Lamar Johnson, 49, has served nearly 30 years of a life sentence in prison for the 1994 murder of Markus Boyd that Johnson claims he did not commit.
St. Louis Circuit Attorney Kim Gardner first filed a motion for a new trial for Johnson in 2019. In a statement, Gardner said this was a hard-won case.
“This case says that in the state of Missouri, a person’s right to justice and liberty is valued more than the finality of an unjust conviction,” Gardner wrote. “My office fought long and hard, we took this case all the way to the Missouri Supreme Court.”
In March 2021, the Missouri Supreme Court ruled in the case that prosecutors didn’t have the right to ask for a new trial in cases of innocence or wrongful prosecution, though state legislators passed a law allowing them to do so in August of that year.
On Feb. 14, Mason said the statute “doesn’t give the greatest deal of guidance.”
“However, it does seem to let the court know that an important aspect of what we do in handling these cases is we have to look at the underlying trial and just how solid that trial was,” Mason said, “and then compare that to the subsequent evidence as to actual innocence.”
The opinion is the result of a five-day evidentiary hearing held last December. Mason determined that Johnson was denied his due process right to a fair trial.
“First, the police so directly interfered with the identification of Lamar Johnson by Greg Elking that the in-court identification was tainted by undue suggestion,” Mason wrote.
The state had withheld information that would have impeached the testimony of the key eyewitness, Greg Elking, whom police had coaxed into identifying Johnson after he was unable to choose him from a lineup at least four times. Elking and another witness — whose initial testimonies had helped to convict Johnson — had testified during the December hearing to support Johnson’s innocence.
“This combined testimony amounts to clear and convincing evidence that Lamar Johnson is innocent and did not commit the murder of Markus Boyd either individually or acting with another,” Mason wrote.
Mason also determined that in the initial trial, Johnson’s defense attorney could have used evidence to impeach another witness’ testimony from 20 to 30 feet away.
Before releasing the opinion, Mason said he spent time reviewing all the evidence and files himself in the weeks after the hearing.

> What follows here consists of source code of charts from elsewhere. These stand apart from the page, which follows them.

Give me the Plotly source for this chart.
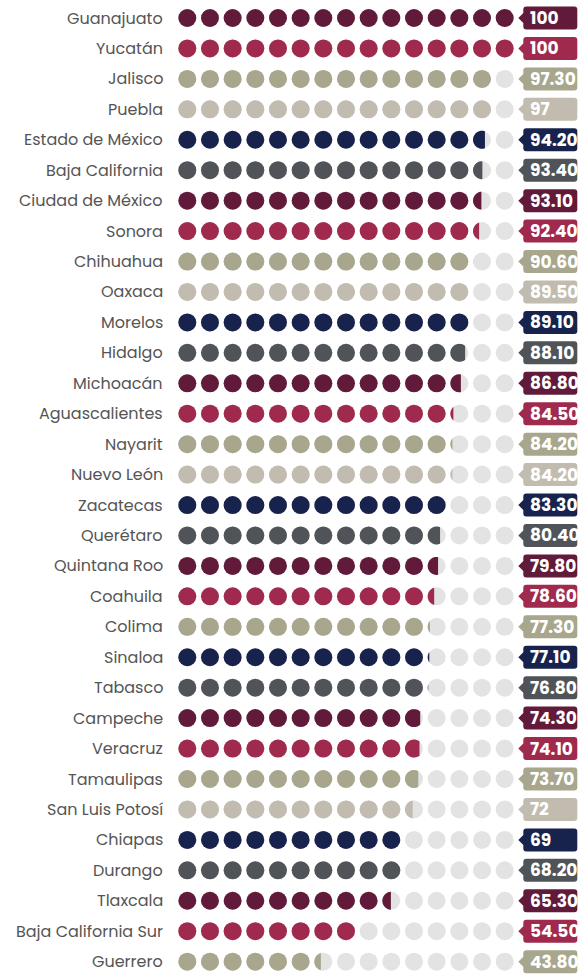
import numpy as np
import plotly.graph_objects as go

# ---------------- data ----------------
states = ["Guanajuato", "Yucatán", "Jalisco", "Puebla", "Estado de México",
          "Baja California", "Ciudad de México", "Sonora", "Chihuahua", "Oaxaca",
          "Morelos", "Hidalgo", "Michoacán", "Aguascalientes", "Nayarit",
          "Nuevo León", "Zacatecas", "Querétaro", "Quintana Roo", "Coahuila",
          "Colima", "Sinaloa", "Tabasco", "Campeche", "Veracruz", "Tamaulipas",
          "San Luis Potosí", "Chiapas", "Durango", "Tlaxcala",
          "Baja California Sur", "Guerrero"]
values = [100, 100, 97.3, 97, 94.2, 93.4, 93.1, 92.4, 90.6, 89.5, 89.1, 88.1,
          86.8, 84.5, 84.2, 84.2, 83.3, 80.4, 79.8, 78.6, 77.3, 77.1, 76.8,
          74.3, 74.1, 73.7, 72, 69, 68.2, 65.3, 54.5, 43.8]
value_labels = ["100", "100", "97.30", "97", "94.20", "93.40", "93.10", "92.40",
                "90.60", "89.50", "89.10", "88.10", "86.80", "84.50", "84.20",
                "84.20", "83.30", "80.40", "79.80", "78.60", "77.30", "77.10",
                "76.80", "74.30", "74.10", "73.70", "72", "69", "68.20", "65.30",
                "54.50", "43.80"]
palette = ["#611A3A", "#9F2A4D", "#A8A68C", "#C1BCAF", "#18234D", "#505458"]
color_index = [0, 1, 2, 3, 4, 5, 0, 1, 2, 3, 4, 5, 0, 1, 2, 3, 4, 5, 0, 1,
               2, 4, 5, 0, 1, 2, 3, 4, 5, 0, 1, 2]
EMPTY = "#E3E3E3"

# ---------------- geometry ----------------
W, H = 578, 975
N_DOTS = 15
SX = 22.67          # px per dot step
SY = 30.44          # px per row
X0 = 187.3          # px of first dot centre
Y0 = 18.0           # px of first row centre
DOT = 18            # dot diameter px
R_U = (DOT / 2) / SX  # radius in dot units
SPAN = 14.36        # dot units covered by a value of 100
BOX_X = (523.3 - X0) / SX

n = len(states)
rows = np.arange(n)
colors = [palette[c] for c in color_index]

fig = go.Figure()

# background (empty) dots
bx, by = [], []
for r in rows:
    for i in range(N_DOTS):
        bx.append(i); by.append(r)
fig.add_trace(go.Scatter(x=bx, y=by, mode="markers", hoverinfo="skip",
                         marker=dict(size=DOT, color=EMPTY, line=dict(width=0)),
                         showlegend=False))

# full and partial dots
fx, fy, fc = [], [], []
shapes = []
vmax = max(values)
for r, v in enumerate(values):
    clip = -R_U + v / 100.0 * SPAN
    for i in range(N_DOTS):
        if v >= vmax:
            f = 1.0
        else:
            f = (clip - (i - R_U)) / (2 * R_U)
            f = min(max(f, 0.0), 1.0)
        if f >= 0.999:
            fx.append(i); fy.append(r); fc.append(colors[r])
        elif f > 0.01:
            rad = DOT / 2
            xc = -rad + 2 * rad * f
            tc = np.arccos(np.clip(xc / rad, -1, 1))
            th = np.linspace(tc, 2 * np.pi - tc, 40)
            pts = [f"{rad*np.cos(t):.2f},{rad*np.sin(t):.2f}" for t in th]
            path = "M " + " L ".join(pts) + " Z"
            shapes.append(dict(type="path", xref="x", yref="y",
                               xsizemode="pixel", ysizemode="pixel",
                               xanchor=i, yanchor=r, path=path,
                               fillcolor=colors[r], line=dict(width=0),
                               layer="above"))
fig.add_trace(go.Scatter(x=fx, y=fy, mode="markers", hoverinfo="skip",
                         marker=dict(size=DOT, color=fc, line=dict(width=0)),
                         showlegend=False))

# value tag boxes
bw, bh, rr, pw, ph = 54, 11.5, 3, 5, 5
tag = (f"M 0,{ph} L {-pw},0 L 0,{-ph} L 0,{-bh+rr} Q 0,{-bh} {rr},{-bh} "
       f"L {bw-rr},{-bh} Q {bw},{-bh} {bw},{-bh+rr} L {bw},{bh-rr} "
       f"Q {bw},{bh} {bw-rr},{bh} L {rr},{bh} Q 0,{bh} 0,{bh-rr} Z")
annotations = []
for r in rows:
    shapes.append(dict(type="path", xref="x", yref="y", xsizemode="pixel",
                       ysizemode="pixel", xanchor=BOX_X, yanchor=r, path=tag,
                       fillcolor=colors[r], line=dict(width=0), layer="above"))
    annotations.append(dict(x=BOX_X, y=r, xref="x", yref="y", text=value_labels[r],
                            showarrow=False, xanchor="left", yanchor="middle",
                            xshift=5, font=dict(family="Poppins, Open Sans", size=17,
                                                color="white", weight="bold")))
    annotations.append(dict(x=-1, y=r, xref="x", yref="y", text=states[r],
                            showarrow=False, xanchor="right", yanchor="middle",
                            font=dict(family="Poppins, Open Sans", size=16,
                                      color="#555555")))

fig.update_layout(
    width=W, height=H, margin=dict(l=0, r=0, t=0, b=0),
    paper_bgcolor="white", plot_bgcolor="white",
    xaxis=dict(range=[-X0 / SX, (W - X0) / SX], visible=False, fixedrange=True),
    yaxis=dict(range=[(n - 1) + (H - Y0 - (n - 1) * SY) / SY, -Y0 / SY],
               visible=False, fixedrange=True),
    shapes=shapes, annotations=annotations,
)

fig.write_html(
    "out.html",
    config={"displayModeBar": False},
    post_script=("document.body.style.margin='0';"
                 "document.body.style.overflow='hidden';"
                 "document.documentElement.style.overflow='hidden';"),
)
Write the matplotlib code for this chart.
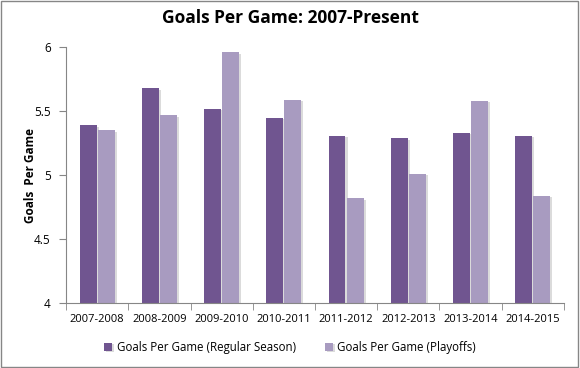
import matplotlib
matplotlib.use("Agg")
import matplotlib.pyplot as plt
import matplotlib.patheffects as pe
import numpy as np

seasons = ["2007-2008", "2008-2009", "2009-2010", "2010-2011",
           "2011-2012", "2012-2013", "2013-2014", "2014-2015"]
regular = [5.39, 5.68, 5.52, 5.45, 5.31, 5.29, 5.33, 5.31]
playoffs = [5.35, 5.47, 5.96, 5.59, 4.82, 5.01, 5.58, 4.84]

plt.rcParams['font.family'] = ['Open Sans', 'DejaVu Sans']

fig = plt.figure(figsize=(5.8, 3.68), dpi=100)
ax = fig.add_axes([0.1138, 0.1758, 0.8586, 0.6957])

x = np.arange(len(seasons))
w = 0.27
dark = "#705590"
light = "#a89bc0"
shadow = [pe.SimplePatchShadow(offset=(1.5, -1), shadow_rgbFace='#999999', alpha=0.35), pe.Normal()]
b1 = ax.bar(x - w/2 - 0.01, [r - 4 for r in regular], w, bottom=4, color=dark,
            label="Goals Per Game (Regular Season)", path_effects=shadow)
b2 = ax.bar(x + w/2 + 0.01, [p - 4 for p in playoffs], w, bottom=4, color=light,
            label="Goals Per Game (Playoffs)", path_effects=shadow)

ax.set_ylim(4, 6)
ax.set_xlim(-0.5, len(seasons) - 0.5)
ax.set_yticks([4, 4.5, 5, 5.5, 6])
ax.set_yticklabels(["4", "4.5", "5", "5.5", "6"])
ax.set_xticks(x)
ax.set_xticklabels(seasons)
ax.set_xticks(np.arange(-0.5, len(seasons), 1), minor=True)
ax.tick_params(axis='x', which='major', length=0, pad=8, labelsize=8)
ax.tick_params(axis='x', which='minor', length=5, color='#868686', direction='out')
ax.tick_params(axis='y', length=5, color='#868686', labelsize=8.5, pad=6)
for s in ['top', 'right']:
    ax.spines[s].set_visible(False)
for s in ['left', 'bottom']:
    ax.spines[s].set_color('#868686')

ax.set_ylabel("Goals  Per Game", fontsize=8.5, fontweight='bold', labelpad=-2)
fig.suptitle("Goals Per Game: 2007-Present", fontsize=12.5, fontweight='bold', y=0.975)

fig.legend(handles=[b1, b2], loc='lower center', ncol=2, frameon=False,
           fontsize=8.3, bbox_to_anchor=(0.5, 0.01), handlelength=0.7, handleheight=0.7,
           columnspacing=2.5, handletextpad=0.4)

border = plt.Rectangle((0.002, 0.003), 0.995, 0.994, transform=fig.transFigure,
                       fill=False, edgecolor='#868686', linewidth=1)
fig.patches.append(border)

fig.savefig("out.png", dpi=100)
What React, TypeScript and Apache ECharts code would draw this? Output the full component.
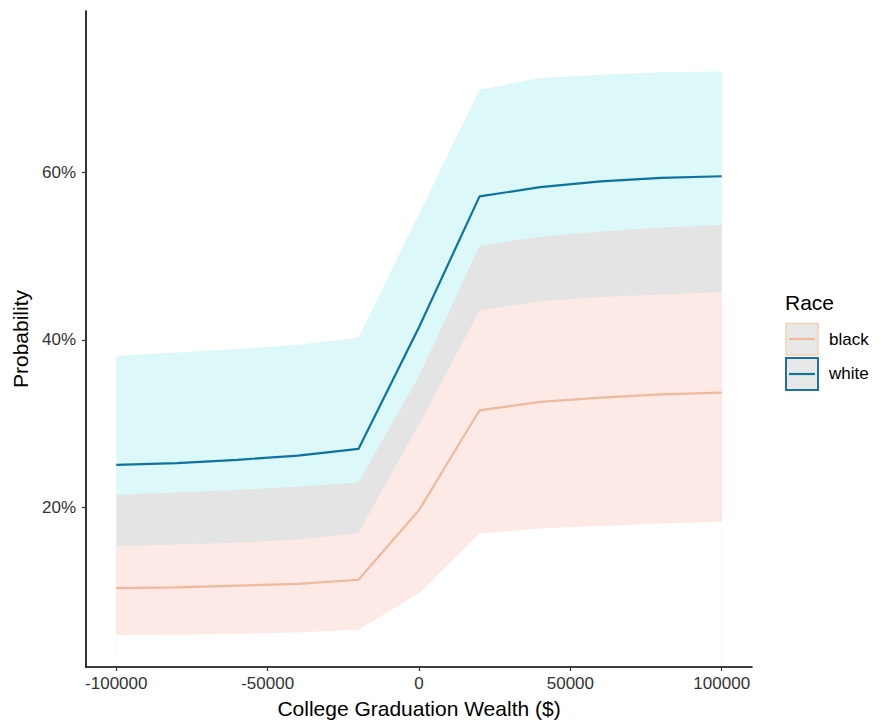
import React, { useEffect, useRef } from "react";
import * as echarts from "echarts";

const wealth = [-100000, -80000, -60000, -40000, -20000, 0, 20000, 40000, 60000, 80000, 100000];
const whiteFit = [25.1, 25.3, 25.7, 26.2, 27.0, 41.5, 57.1, 58.2, 58.9, 59.3, 59.5];
const whiteUpper = [38.1, 38.5, 38.9, 39.4, 40.25, 55.0, 69.8, 71.2, 71.6, 71.9, 72.0];
const whiteLower = [15.4, 15.6, 15.8, 16.2, 17.0, 29.9, 43.5, 44.6, 45.1, 45.4, 45.7];
const blackFit = [10.4, 10.5, 10.7, 10.9, 11.4, 19.7, 31.6, 32.6, 33.1, 33.5, 33.7];
const blackUpper = [21.5, 21.8, 22.1, 22.5, 23.0, 35.7, 51.2, 52.3, 52.9, 53.4, 53.7];
const blackLower = [4.8, 4.85, 4.95, 5.1, 5.45, 9.8, 16.9, 17.5, 17.8, 18.1, 18.3];

const xTicks = [-100000, -50000, 0, 50000, 100000];
const yTicks = [20, 40, 60];
const raceLabels = ["black", "white"];

const FONT = "Liberation Sans, Arial, Helvetica, sans-serif";

export default function App() {
  const ref = useRef<HTMLDivElement>(null);
  useEffect(() => {
    if (!ref.current) return;
    const chart = echarts.init(ref.current, null, { renderer: "svg" });
    const pair = (ys: number[]) => wealth.map((x, i) => [x, ys[i]]);
    // Each ribbon edge is filled down to the axis minimum; painted top edge first so
    // the later (lower) edges cover the earlier fills, giving opaque bands.
    const edge = (name: string, ys: number[], color: string, z: number) => ({
      name,
      type: "line",
      data: pair(ys),
      symbol: "none",
      silent: true,
      lineStyle: { width: 0, opacity: 0 },
      areaStyle: { color, opacity: 1, origin: "start" },
      z,
    });
    chart.setOption({
      animation: false,
      textStyle: { fontFamily: FONT },
      grid: { left: 86, width: 666, top: 11, height: 660, containLabel: false },
      xAxis: {
        type: "value",
        min: -110000,
        max: 110000,
        z: 10,
        name: "College Graduation Wealth ($)",
        nameLocation: "middle",
        nameGap: 31,
        nameTextStyle: { fontSize: 21, color: "#000", fontFamily: FONT },
        splitLine: { show: false },
        axisLine: { show: true, onZero: false, lineStyle: { color: "#000", width: 1.6 } },
        axisTick: { show: true, length: 4, customValues: xTicks, lineStyle: { color: "#333", width: 1.2 } },
        axisLabel: {
          customValues: xTicks,
          fontSize: 17,
          color: "#333",
          margin: 8,
          fontFamily: FONT,
          formatter: (v: number) => String(v),
        },
      },
      yAxis: {
        type: "value",
        min: 1.0,
        max: 79.2,
        z: 10,
        name: "Probability",
        nameLocation: "middle",
        nameGap: 51,
        nameTextStyle: { fontSize: 21, color: "#000", fontFamily: FONT },
        splitLine: { show: false },
        axisLine: { show: true, onZero: false, lineStyle: { color: "#000", width: 1.6 } },
        axisTick: { show: true, length: 4, customValues: yTicks, lineStyle: { color: "#333", width: 1.2 } },
        axisLabel: {
          customValues: yTicks,
          fontSize: 17,
          color: "#333",
          margin: 10,
          fontFamily: FONT,
          formatter: (v: number) => `${v}%`,
        },
      },
      series: [
        edge("white upper", whiteUpper, "#dcf8f8", 1),
        edge("black upper", blackUpper, "#e4e4e4", 1.1),
        edge("white lower", whiteLower, "#fdeae6", 1.2),
        edge("black lower", blackLower, "#ffffff", 1.3),
        {
          name: "white",
          type: "line",
          data: pair(whiteFit),
          symbol: "none",
          lineStyle: { color: "#0e73a0", width: 2.2 },
          z: 3,
        },
        {
          name: "black",
          type: "line",
          data: pair(blackFit),
          symbol: "none",
          lineStyle: { color: "#efb99c", width: 2.2 },
          z: 3,
        },
      ],
      graphic: [
        {
          type: "text",
          x: 785,
          y: 302,
          style: { text: "Race", fontSize: 21, fill: "#000", verticalAlign: "middle", fontFamily: FONT },
        },
        {
          type: "rect",
          shape: { x: 786, y: 323.5, width: 32, height: 31.5 },
          style: { fill: "#e8e8e8", stroke: "#f5cfb6", lineWidth: 1.5 },
        },
        {
          type: "line",
          shape: { x1: 789, y1: 339, x2: 815, y2: 339 },
          style: { stroke: "#efb99c", lineWidth: 2.2 },
        },
        {
          type: "text",
          x: 829,
          y: 339,
          style: { text: raceLabels[0], fontSize: 17, fill: "#000", verticalAlign: "middle", fontFamily: FONT },
        },
        {
          type: "rect",
          shape: { x: 786, y: 358, width: 32, height: 32 },
          style: { fill: "#e8e8e8", stroke: "#1a72a5", lineWidth: 2 },
        },
        {
          type: "line",
          shape: { x1: 789, y1: 374, x2: 815, y2: 374 },
          style: { stroke: "#0e73a0", lineWidth: 2.2 },
        },
        {
          type: "text",
          x: 829,
          y: 373,
          style: { text: raceLabels[1], fontSize: 17, fill: "#000", verticalAlign: "middle", fontFamily: FONT },
        },
      ],
    });
    return () => chart.dispose();
  }, []);
  return (
    <div
      ref={ref}
      style={{ position: "absolute", left: 0, top: 0, width: 880, height: 724 }}
    />
  );
}
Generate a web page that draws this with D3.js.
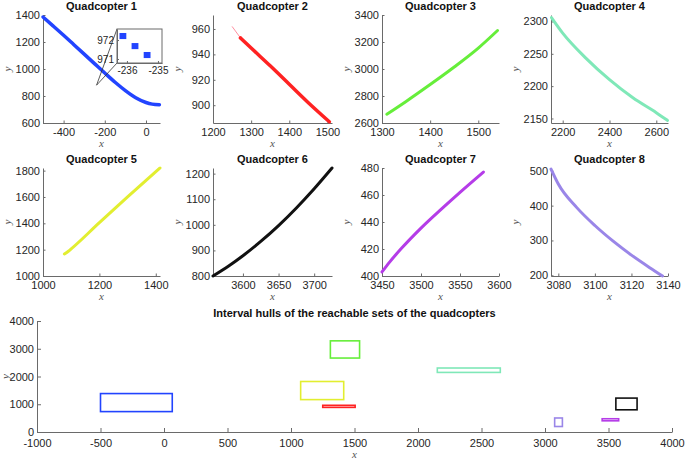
<!DOCTYPE html>
<html>
<head>
<meta charset="utf-8">
<script src="https://cdn.jsdelivr.net/npm/d3@7"></script>
<style>
  body { margin: 0; background: #fff; }
  text { font-family: "Liberation Sans", Arial, sans-serif; }
</style>
</head>
<body>
<svg id="chart" width="685" height="459"></svg>
<script>
// trajectories, one pair of arrays per quadcopter
const names = ['Quadcopter 1', 'Quadcopter 2', 'Quadcopter 3', 'Quadcopter 4',
               'Quadcopter 5', 'Quadcopter 6', 'Quadcopter 7', 'Quadcopter 8'];

const q1x = [-500, -450, -400, -350, -300, -250, -200, -150, -100, -50, 0, 30, 65];
const q1y = [1385, 1318, 1250, 1180, 1110, 1040, 970, 902, 840, 787, 752, 740, 735];
const q2x = [1272, 1300, 1350, 1400, 1450, 1505];
const q2y = [953, 945, 931, 916.5, 902, 887];
const q2tailX = [1250, 1272];
const q2tailY = [962, 953];
const q3x = [1310, 1350, 1400, 1450, 1500, 1540];
const q3y = [2665, 2760, 2885, 3015, 3155, 3285];
const q4x = [2152, 2200, 2300, 2400, 2500, 2600, 2648];
const q4y = [2306, 2282, 2243, 2210, 2182, 2159, 2147];
const q5x = [1076, 1090, 1100, 1200, 1300, 1415];
const q5y = [1167, 1188, 1206, 1405, 1600, 1820];
const q6x = [3558, 3580, 3600, 3625, 3650, 3675, 3700, 3725];
const q6y = [800, 839, 879, 935, 997, 1066, 1141, 1222];
const q7x = [3450, 3460, 3475, 3500, 3525, 3550, 3580];
const q7y = [403, 410.5, 420.5, 435.5, 449, 462, 477];
const q8x = [3076, 3080, 3090, 3100, 3110, 3120, 3130, 3137];
const q8y = [505, 462, 395, 343, 298, 258, 222, 198];

// zoomed boxes of quadcopter 1 shown in the inset
const insetX = [-236.13, -235.74, -235.35];
const insetY = [972.21, 971.68, 971.21];

// axis limits and tick labels
const xLimits = [[-500, 68], [1200, 1512], [1300, 1543], [2150, 2650],
                 [1000, 1415], [3558, 3725], [3450, 3600], [3076, 3140]];
const yLimits = [[600, 1400], [886, 971], [2600, 3400], [2143, 2310],
                 [1000, 1820], [800, 1222], [400, 480], [198, 508]];
const xTicks = [[-400, -200, 0], [1200, 1300, 1400, 1500], [1300, 1400, 1500], [2200, 2400, 2600],
                [1000, 1200, 1400], [3600, 3650, 3700], [3450, 3500, 3550, 3600], [3080, 3100, 3120, 3140]];
const yTicks = [[600, 800, 1000, 1200, 1400], [900, 920, 940, 960], [2600, 2800, 3000, 3200, 3400],
                [2150, 2200, 2250, 2300], [1000, 1200, 1400, 1600, 1800], [800, 900, 1000, 1100, 1200],
                [400, 420, 440, 460, 480], [200, 300, 400, 500]];
const insetXTicks = [-236, -235];
const insetYTicks = [971, 972];
const hullXTicks = [-1000, -500, 0, 500, 1000, 1500, 2000, 2500, 3000, 3500, 4000];
const hullYTicks = [0, 1000, 2000, 3000, 4000];
const hullTitle = 'Interval hulls of the reachable sets of the quadcopters';

const seriesX = [q1x, q2x, q3x, q4x, q5x, q6x, q7x, q8x];
const seriesY = [q1y, q2y, q3y, q4y, q5y, q6y, q7y, q8y];

const colors = ['#2244ff', '#ff2222', '#66ee3a', '#7fe8b8', '#e2ee30', '#111111', '#b53ce8', '#9a86e8'];
const axisColor = '#6a6a6a';
const textColor = '#262626';

const svg = d3.select('#chart');
const colsX = [[43, 160], [213, 332], [382, 499], [551, 668]];
const rowsY = [[15, 123], [168, 276]];

const fmt = d => String(d);

function drawAxes(g, x, y, xt, yt, tick, fontSize, pad) {
    const ax = g.append('g')
        .attr('transform', `translate(0,${y.range()[0]})`)
        .call(d3.axisBottom(x).tickValues(xt).tickFormat(fmt)
            .tickSizeInner(-tick).tickSizeOuter(0).tickPadding(pad || 4));
    const ay = g.append('g')
        .attr('transform', `translate(${x.range()[0]},0)`)
        .call(d3.axisLeft(y).tickValues(yt).tickFormat(fmt)
            .tickSizeInner(-tick).tickSizeOuter(0).tickPadding(3));
    [ax, ay].forEach(a => {
        a.attr('font-family', null).attr('font-size', null);
        a.select('.domain').attr('stroke', axisColor);
        a.selectAll('.tick line').attr('stroke', axisColor);
        a.selectAll('text').attr('fill', textColor).style('font-size', fontSize + 'px');
    });
}

function axisLabels(g, x, y, xOff, yOff) {
    const [x0, x1] = x.range();
    const [y1, y0] = y.range();
    g.append('text')
        .attr('x', (x0 + x1) / 2).attr('y', y1 + xOff)
        .attr('text-anchor', 'middle')
        .style('font-family', '"Liberation Serif", serif').style('font-style', 'italic')
        .style('font-size', '11px').attr('fill', '#555')
        .text('x');
    g.append('text')
        .attr('transform', `translate(${x0 - yOff},${(y0 + y1) / 2}) rotate(-90)`)
        .attr('text-anchor', 'middle')
        .style('font-family', '"Liberation Serif", serif').style('font-style', 'italic')
        .style('font-size', '11px').attr('fill', '#555')
        .text('y');
}

const line = d3.line().curve(d3.curveMonotoneX);

// eight small panels
names.forEach((name, i) => {
    const [x0, x1] = colsX[i % 4];
    const [y0, y1] = rowsY[Math.floor(i / 4)];
    const x = d3.scaleLinear().domain(xLimits[i]).range([x0, x1]);
    const y = d3.scaleLinear().domain(yLimits[i]).range([y1, y0]);
    const g = svg.append('g').attr('class', 'panel');

    drawAxes(g, x, y, xTicks[i], yTicks[i], 2.5, 11, 5.5);
    axisLabels(g, x, y, 24, 32);

    g.append('text')
        .attr('x', (x0 + x1) / 2).attr('y', y0 - 5)
        .attr('text-anchor', 'middle')
        .style('font-weight', 'bold').style('font-size', '11px')
        .attr('fill', '#111')
        .text(name);

    if (i === 1) {
        g.append('path')
            .attr('d', line(q2tailX.map((v, k) => [x(v), y(q2tailY[k])])))
            .attr('fill', 'none').attr('stroke', '#ff8fa0').attr('stroke-width', 1);
    }

    g.append('path')
        .attr('d', line(seriesX[i].map((v, k) => [x(v), y(seriesY[i][k])])))
        .attr('fill', 'none')
        .attr('stroke', colors[i])
        .attr('stroke-width', i < 2 ? 3.5 : 3)
        .attr('stroke-linecap', 'round');

    if (i === 0) {
        // inset with the zoomed reachable boxes
        const ix = d3.scaleLinear().domain([-236.32, -234.87]).range([117, 162]);
        const iy = d3.scaleLinear().domain([970.79, 972.58]).range([63, 29]);
        const target = [x(-240), y(880)];
        g.selectAll('.zoomline')
            .data([iy.range()[1], iy.range()[0]])
            .enter().append('line')
            .attr('x1', target[0]).attr('y1', target[1])
            .attr('x2', ix.range()[0]).attr('y2', d => d)
            .attr('stroke', '#333').attr('stroke-width', 0.8);
        const ig = g.append('g');
        ig.append('rect')
            .attr('x', 117).attr('y', 29).attr('width', 45).attr('height', 34)
            .attr('fill', '#fff');
        drawAxes(ig, ix, iy, insetXTicks, insetYTicks, 2, 10);
        ig.append('rect')
            .attr('x', 117).attr('y', 29).attr('width', 45).attr('height', 34)
            .attr('fill', 'none').attr('stroke', axisColor);
        const hw = 0.11, hh = 0.16;
        ig.selectAll('.sq')
            .data(insetX.map((v, k) => [v, insetY[k]]))
            .enter().append('rect')
            .attr('x', d => ix(d[0] - hw))
            .attr('y', d => iy(d[1] + hh))
            .attr('width', d => ix(d[0] + hw) - ix(d[0] - hw))
            .attr('height', d => iy(d[1] - hh) - iy(d[1] + hh))
            .attr('fill', colors[0]);
    }
});

// interval hulls panel
const hx = d3.scaleLinear().domain([-1000, 4000]).range([37, 672]);
const hy = d3.scaleLinear().domain([0, 4000]).range([432, 321]);
const hg = svg.append('g').attr('class', 'hulls');
drawAxes(hg, hx, hy, hullXTicks, hullYTicks, 4, 11, 7);
axisLabels(hg, hx, hy, 25.5, 28);
hg.append('text')
    .attr('x', (37 + 672) / 2).attr('y', 317)
    .attr('text-anchor', 'middle')
    .style('font-weight', 'bold').style('font-size', '11px')
    .attr('fill', '#111')
    .text(hullTitle);

const hulls = seriesX.map((xs, i) => {
    const allX = i === 1 ? xs.concat(q2tailX) : xs;
    const allY = i === 1 ? seriesY[i].concat(q2tailY) : seriesY[i];
    return { ex: d3.extent(allX), ey: d3.extent(allY), color: colors[i] };
});
hg.selectAll('.hull')
    .data(hulls)
    .enter().append('rect')
    .attr('class', 'hull')
    .attr('x', d => hx(d.ex[0]))
    .attr('y', d => hy(d.ey[1]))
    .attr('width', d => hx(d.ex[1]) - hx(d.ex[0]))
    .attr('height', d => hy(d.ey[0]) - hy(d.ey[1]))
    .attr('fill', 'none')
    .attr('stroke', d => d.color)
    .attr('stroke-width', 1.6);
</script>
</body>
</html>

“Sometimes a good solid trial might be hard to throw out even in the face of pretty good, even absolute innocence. You have to really balance the two,” Mason said.
Tricia Rojo Bushnell with the Midwest Innocence Project was on the team of attorneys that represented Johnson. The attorney team, which included the Midwest Innocence Project, Morgan Pilate and Lathrop GPM, issued a statement noting that the Missouri Attorney General’s Office had consistently blocked the hearing from occurring for four years.
“Yet, when this State’s highest law enforcement office could hide from a courtroom no more, it presented nothing to challenge the overwhelming body of evidence that the Circuit Attorney and Lamar Johnson had amassed,” the statement read.
In a statement, the Missouri Attorney General’s Office wrote that it had worked to defend the original verdict.
“Our office defended the rule of law and worked to uphold the original verdict that a jury of Johnson’s peers deemed to be appropriate based on the facts presented at trial,” the office stated. “The court has spoken, and no further action will be taken in this case.”
The case is Circuit Attorney, 22nd Judicial Circuit of Missouri, ex. rel. Lamar Johnson, 2222-CC09375.